People on the north coast of Labrador say scores of dead seals have been washing ashore since early December.

A conservation officer with the area's Inuit government estimated late last week that hundreds of adult and young seals have died in the area between Hopedale and Makkovik this winter.

The Department of Fisheries and Oceans (DFO) is testing the carcasses, but Nunatsiavut conservation officer Ian Winters said many people in the area believe DFO hasn't acted quickly enough.

"I think they should have been up here earlier, if you're asking me. A lot of people said the same thing. So, maybe it's not on top of their agenda," he said.

Usually at this time of year seals are on sea ice south of Hopedale, said Winters, but he said there is very little ice there now.

Last month, people in northern Labrador found the bodies of dead seal pups on the coast.

At the time, a federal seal researcher said the early birth of seal pups in Labrador may be an indication the area's seal population has grown too large.

DFO researcher Garry Stenson said that seal population growth could lead to reproductive problems.

"What you expect in a population that is starting to regulate itself are things like lower reproductive rates and variable reproductive rates, but also higher pup mortality and also higher juvenile mortality," he said Monday in St. John's.
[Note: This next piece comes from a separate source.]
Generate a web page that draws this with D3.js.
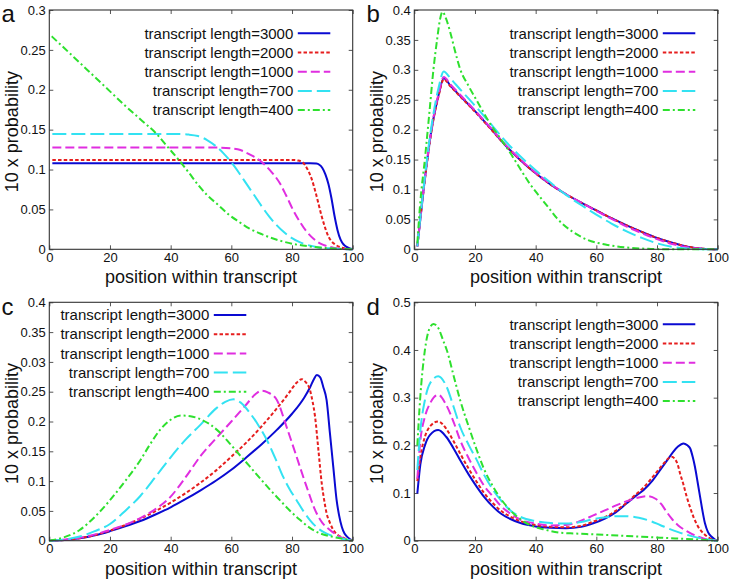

Stenson said the harp seal population of Atlantic Canada is now at between eight and nine million. A 2004 assessment of seal stocks estimated the harp seal population in the area at between 4.6 and 7.2 million.

Stenson said the DFO received five reports of seals giving birth on the coast of Labrador in December, although the nomadic sea mammals normally give birth in late February or early March.

He said the early births are happening on land rather than ice floes and it's unlikely the newborn pups will survive.